YOUR INSTRUCTIONS
Drop every picture and give the entries back exactly.

PROVIDED ENTRIES
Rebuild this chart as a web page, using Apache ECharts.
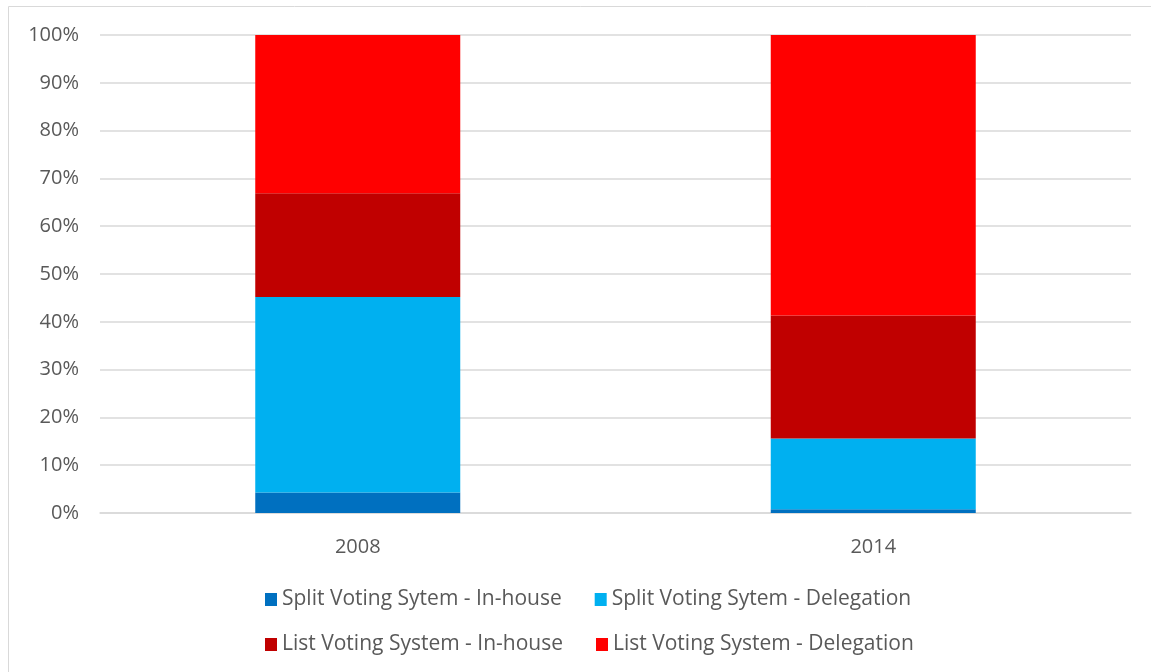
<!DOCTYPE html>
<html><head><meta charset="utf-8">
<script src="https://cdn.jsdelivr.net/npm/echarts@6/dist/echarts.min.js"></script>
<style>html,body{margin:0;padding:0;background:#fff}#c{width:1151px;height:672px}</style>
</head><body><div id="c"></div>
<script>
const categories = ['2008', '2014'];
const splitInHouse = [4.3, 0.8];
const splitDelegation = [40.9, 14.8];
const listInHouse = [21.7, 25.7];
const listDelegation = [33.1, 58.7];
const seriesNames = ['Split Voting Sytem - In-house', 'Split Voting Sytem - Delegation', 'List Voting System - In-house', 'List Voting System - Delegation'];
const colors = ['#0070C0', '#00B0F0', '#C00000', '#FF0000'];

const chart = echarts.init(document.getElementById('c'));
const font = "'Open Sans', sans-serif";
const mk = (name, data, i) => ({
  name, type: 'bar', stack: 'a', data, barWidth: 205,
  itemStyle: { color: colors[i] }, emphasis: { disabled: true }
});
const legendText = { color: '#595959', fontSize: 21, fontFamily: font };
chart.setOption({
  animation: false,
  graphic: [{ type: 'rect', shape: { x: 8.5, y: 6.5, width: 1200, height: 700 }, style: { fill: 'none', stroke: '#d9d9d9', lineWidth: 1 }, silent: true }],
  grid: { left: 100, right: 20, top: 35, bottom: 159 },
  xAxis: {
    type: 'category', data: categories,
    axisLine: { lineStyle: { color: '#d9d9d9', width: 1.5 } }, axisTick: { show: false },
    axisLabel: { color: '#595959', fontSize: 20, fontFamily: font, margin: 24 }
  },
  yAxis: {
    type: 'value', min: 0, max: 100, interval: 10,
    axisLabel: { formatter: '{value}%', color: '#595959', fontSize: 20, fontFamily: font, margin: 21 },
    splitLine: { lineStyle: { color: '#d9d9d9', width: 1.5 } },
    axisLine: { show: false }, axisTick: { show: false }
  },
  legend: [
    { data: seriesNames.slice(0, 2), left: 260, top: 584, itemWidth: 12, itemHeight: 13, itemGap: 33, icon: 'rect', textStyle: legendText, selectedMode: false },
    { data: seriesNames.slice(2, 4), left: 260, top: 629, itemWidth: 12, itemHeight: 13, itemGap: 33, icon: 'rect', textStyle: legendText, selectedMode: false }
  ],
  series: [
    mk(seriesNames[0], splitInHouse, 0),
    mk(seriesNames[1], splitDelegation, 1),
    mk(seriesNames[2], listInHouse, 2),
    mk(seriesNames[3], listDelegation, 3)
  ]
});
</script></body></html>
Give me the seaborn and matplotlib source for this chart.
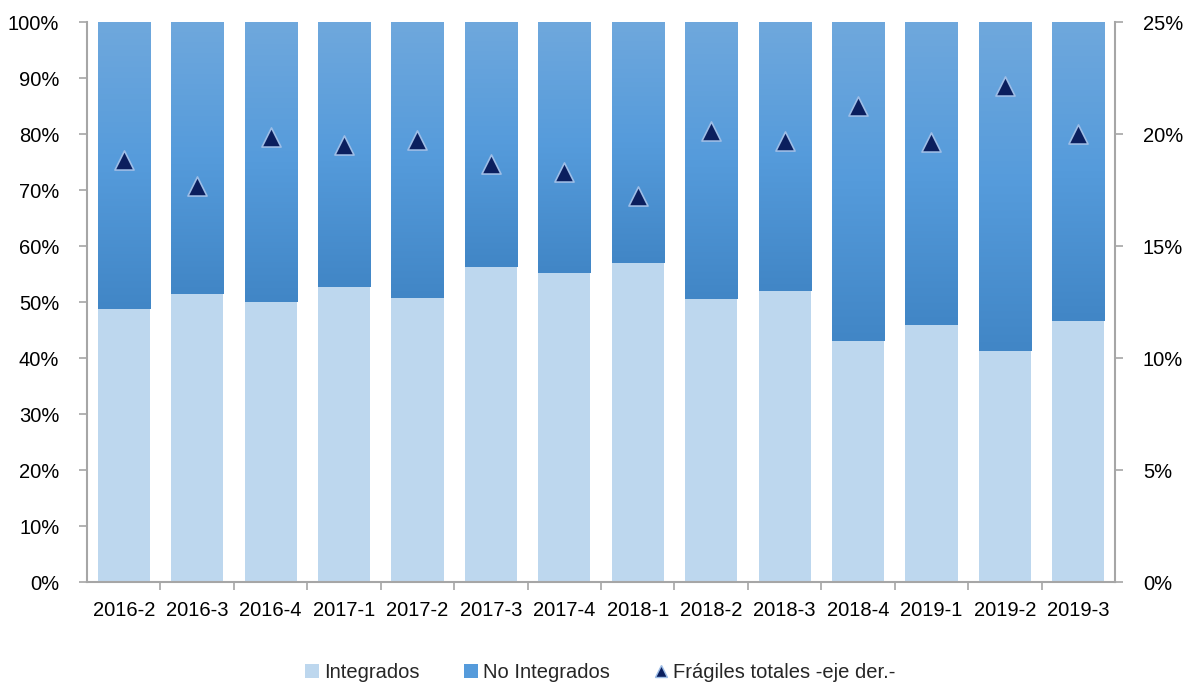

RESULT OF THIS TASK
Rebuild this chart as a web page, using Apache ECharts.
<!DOCTYPE html>
<html><head><meta charset="utf-8">
<script src="https://cdn.jsdelivr.net/npm/echarts@6/dist/echarts.min.js"></script>
<style>html,body{margin:0;padding:0;background:#fff}#c{width:1151px;height:672px}</style>
</head><body><div id="c"></div>
<script>
const categories = ['2008', '2014'];
const splitInHouse = [4.3, 0.8];
const splitDelegation = [40.9, 14.8];
const listInHouse = [21.7, 25.7];
const listDelegation = [33.1, 58.7];
const seriesNames = ['Split Voting Sytem - In-house', 'Split Voting Sytem - Delegation', 'List Voting System - In-house', 'List Voting System - Delegation'];
const colors = ['#0070C0', '#00B0F0', '#C00000', '#FF0000'];

const chart = echarts.init(document.getElementById('c'));
const font = "'Open Sans', sans-serif";
const mk = (name, data, i) => ({
  name, type: 'bar', stack: 'a', data, barWidth: 205,
  itemStyle: { color: colors[i] }, emphasis: { disabled: true }
});
const legendText = { color: '#595959', fontSize: 21, fontFamily: font };
chart.setOption({
  animation: false,
  graphic: [{ type: 'rect', shape: { x: 8.5, y: 6.5, width: 1200, height: 700 }, style: { fill: 'none', stroke: '#d9d9d9', lineWidth: 1 }, silent: true }],
  grid: { left: 100, right: 20, top: 35, bottom: 159 },
  xAxis: {
    type: 'category', data: categories,
    axisLine: { lineStyle: { color: '#d9d9d9', width: 1.5 } }, axisTick: { show: false },
    axisLabel: { color: '#595959', fontSize: 20, fontFamily: font, margin: 24 }
  },
  yAxis: {
    type: 'value', min: 0, max: 100, interval: 10,
    axisLabel: { formatter: '{value}%', color: '#595959', fontSize: 20, fontFamily: font, margin: 21 },
    splitLine: { lineStyle: { color: '#d9d9d9', width: 1.5 } },
    axisLine: { show: false }, axisTick: { show: false }
  },
  legend: [
    { data: seriesNames.slice(0, 2), left: 260, top: 584, itemWidth: 12, itemHeight: 13, itemGap: 33, icon: 'rect', textStyle: legendText, selectedMode: false },
    { data: seriesNames.slice(2, 4), left: 260, top: 629, itemWidth: 12, itemHeight: 13, itemGap: 33, icon: 'rect', textStyle: legendText, selectedMode: false }
  ],
  series: [
    mk(seriesNames[0], splitInHouse, 0),
    mk(seriesNames[1], splitDelegation, 1),
    mk(seriesNames[2], listInHouse, 2),
    mk(seriesNames[3], listDelegation, 3)
  ]
});
</script></body></html>
Give me the seaborn and matplotlib source for this chart.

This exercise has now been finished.